Test: a ray passing through 3 overlapping circles should produce an interleaved, sorted enter/exit sequence consistent with the geometry.

Benchmark Task¶

Compare performance across all 3 languages: how fast can each test a ray against n circles (no broad-phase, scalar narrow-phase only)?
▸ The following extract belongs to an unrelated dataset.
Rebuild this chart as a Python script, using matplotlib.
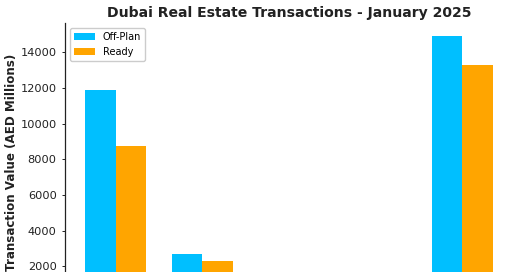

This isolates the cost of the core circle–line arithmetic.

Go¶

package main

import (
    "fmt"
    "math"
    "time"
)

func rayHit(ox, oy, dx, dy, cx, cy, r float64) bool {
    fx, fy := ox-cx, oy-cy
    a := dx*dx + dy*dy
    bh := fx*dx + fy*dy
    c := fx*fx + fy*fy - r*r
    disc := bh*bh - a*c
    if disc < 0 {
        return false
    }
    t := (-bh - math.Sqrt(disc)) / a
    return t >= 0
}

func main() {
    sizes := []int{1000, 10000, 100000, 1000000}
    for _, n := range sizes {
        start := time.Now()
        hits := 0
        for i := 0; i < n; i++ {
            if rayHit(0, 0, 1, 0, float64(i%100), float64(i%50), 5) {
                hits++
            }
        }
        fmt.Printf("n=%8d: %.3f ms (hits=%d)\n", n,
            float64(time.Since(start).Microseconds())/1000.0, hits)
    }
}

Java¶

public class Benchmark {
    static boolean rayHit(double ox, double oy, double dx, double dy,
                          double cx, double cy, double r) {
        double fx = ox - cx, fy = oy - cy;
        double a = dx * dx + dy * dy;
        double bh = fx * dx + fy * dy;
        double c = fx * fx + fy * fy - r * r;
        double disc = bh * bh - a * c;
        if (disc < 0) return false;
        double t = (-bh - Math.sqrt(disc)) / a;
        return t >= 0;
    }

    public static void main(String[] args) {
        int[] sizes = {1000, 10000, 100000, 1000000};
        for (int n : sizes) {
            long start = System.nanoTime();
            int hits = 0;
            for (int i = 0; i < n; i++)
                if (rayHit(0, 0, 1, 0, i % 100, i % 50, 5)) hits++;
            System.out.printf("n=%8d: %.3f ms (hits=%d)%n",
                n, (System.nanoTime() - start) / 1e6, hits);
        }
    }
}

Python¶

import math
import timeit


def ray_hit(ox, oy, dx, dy, cx, cy, r):
    fx, fy = ox - cx, oy - cy
    a = dx * dx + dy * dy
    bh = fx * dx + fy * dy
    c = fx * fx + fy * fy - r * r
    disc = bh * bh - a * c
    if disc < 0:
        return False
    t = (-bh - math.sqrt(disc)) / a
    return t >= 0


def run(n):
    for i in range(n):
        ray_hit(0, 0, 1, 0, i % 100, i % 50, 5)


if __name__ == "__main__":
    for n in (1_000, 10_000, 100_000, 1_000_000):
        t = timeit.timeit(lambda: run(n), number=1)
        print(f"n={n:>8}: {t*1000:.3f} ms")

What to observe: roughly linear scaling in n; Go and Java run this arithmetic-heavy loop an order of magnitude faster than Python. Then add the broad-phase from Task 12 and re-measure — the cull ratio, not the per-test speed, is what unlocks large n.